I’ve made another 3 after seeing this cracking and adjusted a little, we’ll see how it goes – they are hardened but need to be finished. Which doesn’t sound like much, but water hardened chisels are just a wedge out of the quench and need to be finished to flatness and size, top curvature and side bevels ground in. All of that is done with a chisel that’s already fully hard.

I’d be plenty happy with a 1 in 10 failure rate in terms of cracking if the 52100 efforts yield a measurably better chisel that’s approaching 26c3 flat stock chisels.

Brine and Forged in Fire – They Say Bad Idea

If you’ve watched Forged in Fire you “know” nothing should ever be quenched in water because all forging oils are specially engineered for your goodness and so on. There are a couple of things at play. For plane irons, which are thinner and wide and flat, I wouldn’t use brine. I haven’t tried yet, either. The thin arrangement of plane iron cools to the center quickly. On water hardening steels, it’s not quite so automatic. You’re chasing getting the steel cool and if there is a center that’s cooling slower, as the outside cools, the heat travels from the center into the outer layer slowing what the outer layer is doing.

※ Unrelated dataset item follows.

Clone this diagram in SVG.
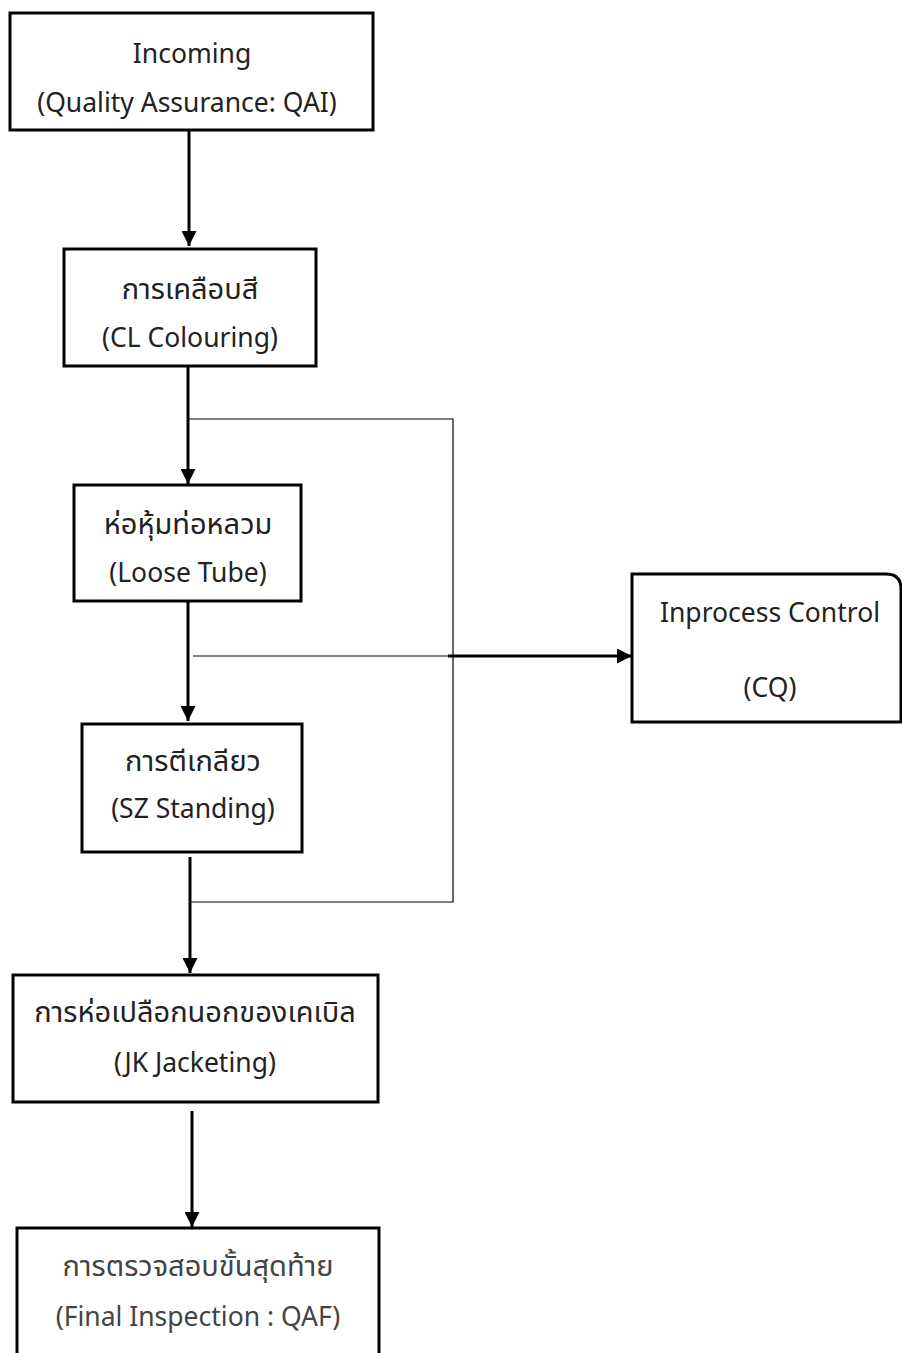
<svg xmlns="http://www.w3.org/2000/svg" width="902" height="1353" viewBox="0 0 902 1353">
<defs>
<marker id="ah" viewBox="0 0 10 10" refX="10" refY="5" markerWidth="5" markerHeight="5" markerUnits="strokeWidth" orient="auto">
<path d="M0,0 L10,5 L0,10 Z" fill="#000"/>
</marker>
<style>
.box{fill:#fff;stroke:#000;stroke-width:3}
.t{font-family:"Noto Sans","Noto Sans Thai","DejaVu Sans",sans-serif;font-size:26.5px;fill:#222;text-anchor:middle}
.th{font-size:29px}
.g{fill:#444}
.thick{stroke:#000;stroke-width:3;fill:none}
.thin{stroke:#000;stroke-width:1.2;fill:none}
</style>
</defs>
<rect width="902" height="1353" fill="#fff"/>
<g id="connectors">
<line class="thick" x1="189" y1="130" x2="189" y2="246" marker-end="url(#ah)"/>
<line class="thick" x1="188" y1="366" x2="188" y2="484" marker-end="url(#ah)"/>
<line class="thick" x1="188" y1="601" x2="188" y2="721" marker-end="url(#ah)"/>
<line class="thick" x1="190" y1="857" x2="190" y2="973" marker-end="url(#ah)"/>
<line class="thick" x1="192" y1="1111" x2="192" y2="1227" marker-end="url(#ah)"/>
<polyline class="thin" points="188,419 453,419 453,902 190,902"/>
<line class="thin" x1="193" y1="656" x2="450" y2="656"/>
<line class="thick" x1="448" y1="656" x2="632" y2="656" marker-end="url(#ah)"/>
</g>
<g id="n1">
<rect class="box" x="10" y="13" width="363" height="117"/>
<text class="t" x="192" y="63">Incoming</text>
<text class="t" x="187" y="112">(Quality Assurance: QAI)</text>
</g>
<g id="n2">
<rect class="box" x="64" y="249" width="252" height="117"/>
<text class="t th" x="190" y="299">การเคลือบสี</text>
<text class="t" x="190" y="347">(CL Colouring)</text>
</g>
<g id="n3">
<rect class="box" x="74" y="485" width="227" height="116"/>
<text class="t th" x="188" y="534">ห่อหุ้มท่อหลวม</text>
<text class="t" x="188" y="582">(Loose Tube)</text>
</g>
<g id="n4">
<rect class="box" x="82" y="724" width="220" height="128"/>
<text class="t th" x="193" y="771">การตีเกลียว</text>
<text class="t" x="193" y="818">(SZ Standing)</text>
</g>
<g id="n5">
<rect class="box" x="13" y="975" width="365" height="127"/>
<text class="t th" x="195" y="1022">การห่อเปลือกนอกของเคเบิล</text>
<text class="t" x="195" y="1072">(JK Jacketing)</text>
</g>
<g id="n6">
<rect class="box" x="17" y="1228" width="362" height="140"/>
<text class="t th g" x="198" y="1276">การตรวจสอบขั้นสุดท้าย</text>
<text class="t g" x="198" y="1326">(Final Inspection : QAF)</text>
</g>
<g id="cq">
<path class="box" d="M632,574 H886 Q901,574 901,589 V722 H632 Z"/>
<text class="t" x="770" y="622">Inprocess Control</text>
<text class="t" x="770" y="697">(CQ)</text>
</g>
</svg>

Knives are more like plane irons, but longer. if there is a thick spine to deal with, it’s usually not at the edge and under hardening of the spine and full hardness for the last 1/2 of bevel is probably a nice compromise. On top of that, the forging that’s going on is violent and often inaccurate on the show. Questionable forging followed by brine in a knife would be a good way to “go home”, as they say on the show.

If a bench chisel is 5.25″ below the bolster, we’re really hoping for 2″ or more of the chisel that’s uniform high hardness. To me, that’s everything being within a point in that territory. We also appreciate a balance of hardness (strength) more than toughness, at least relative to that same balance in knives.

It’d be dandy if they actually provided the post-temper hardness of the results on forged in fire, but they don’t. It would be interesting to see, but for anyone actually making things, you’d also want to see a snapped sample of the final item (the show has to keep them, anyway – go ahead and break them so we can learn) so that we aren’t oohs and ahs about a high hardness sample that has grain like beech sand.

I’ve talked to plenty of other folks who have said the same as I relayed with W1 – W1 likes brine. the light cracking I have in a pair of W1 chisels is from really continuing to forge after the steel has almost entirely lost color. You just shouldn’t do that. 52100 is like that same principle, except the lower range that you have to stop forging is higher -it cannot be allowed to cool to any shade of red and still be taking hammer blows. Most information I see suggests not shaping the steel at all below 1650, and the upper range shouldn’t be above 2200F.

Does it make a difference to work in a narrower range? I don’t think so. going back to the heat timely is probably a lot like sharpening woodworking tools. It feels like you’re getting more done if you don’t stop at the first sign of declining performance in a plane, but you’re really not.